From the very first line of the data to the line containing "from matplotlib.patches import Rectangle", retype everything exactly, leaving the pictures behind.

Stored data:
= = =

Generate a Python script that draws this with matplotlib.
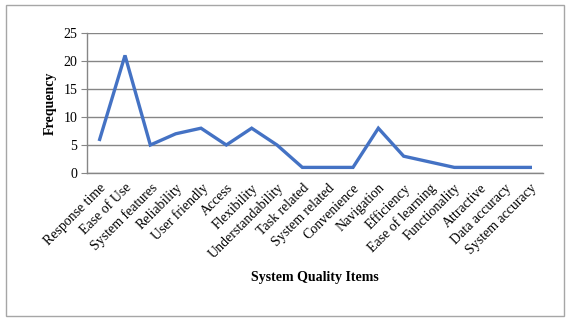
import matplotlib
matplotlib.use("Agg")
import matplotlib.pyplot as plt
from matplotlib.patches import Rectangle

categories = ["Response time", "Ease of Use", "System features", "Reliability",
              "User friendly", "Access", "Flexibility", "Understandability",
              "Task related", "System related", "Convenience", "Navigation",
              "Efficiency", "Ease of learning", "Functionality", "Attractive",
              "Data accuracy", "System accuracy"]
frequency = [6, 21, 5, 7, 8, 5, 8, 5, 1, 1, 1, 8, 3, 2, 1, 1, 1, 1]
yticks = [0, 5, 10, 15, 20, 25]

plt.rcParams['font.family'] = ['Liberation Serif', 'DejaVu Serif']

fig = plt.figure(figsize=(5.68, 3.2), dpi=100)
ax = fig.add_axes([87/568, 1-173/320, (543-87)/568, 140/320])

x = list(range(len(categories)))
ax.plot(x, frequency, color='#4472C4', linewidth=2.4, solid_joinstyle='miter')
ax.set_xlim(-0.5, len(categories)-0.5)
ax.set_ylim(0, 25)
ax.set_yticks(yticks)
ax.set_xticks(x)
ax.set_xticklabels(categories, rotation=45, ha='right', rotation_mode='anchor', fontsize=10)
ax.tick_params(axis='y', labelsize=10, length=4, color='#868686', pad=3)
ax.tick_params(axis='x', length=0, pad=6)
ax.yaxis.grid(True, color='#868686', linewidth=1)
ax.set_axisbelow(True)
for s in ['top', 'right']:
    ax.spines[s].set_visible(False)
for s in ['left', 'bottom']:
    ax.spines[s].set_color('#868686')
    ax.spines[s].set_linewidth(1)
ax.set_ylabel('Frequency', fontsize=10, fontweight='bold', labelpad=5)
fig.text(315/568, 1-278/320, 'System Quality Items', fontsize=10, fontweight='bold',
         ha='center', va='center')

fig.patches.append(Rectangle((6/568, 4/320), (564-6)/568, (315-4)/320,
                             transform=fig.transFigure, fill=False,
                             edgecolor='#A6A6A6', linewidth=1))

fig.savefig('out.png', dpi=100)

= = =

Complete output:
Generate a Python script that draws this with matplotlib.
import matplotlib
matplotlib.use("Agg")
import matplotlib.pyplot as plt
from matplotlib.patches import Rectangle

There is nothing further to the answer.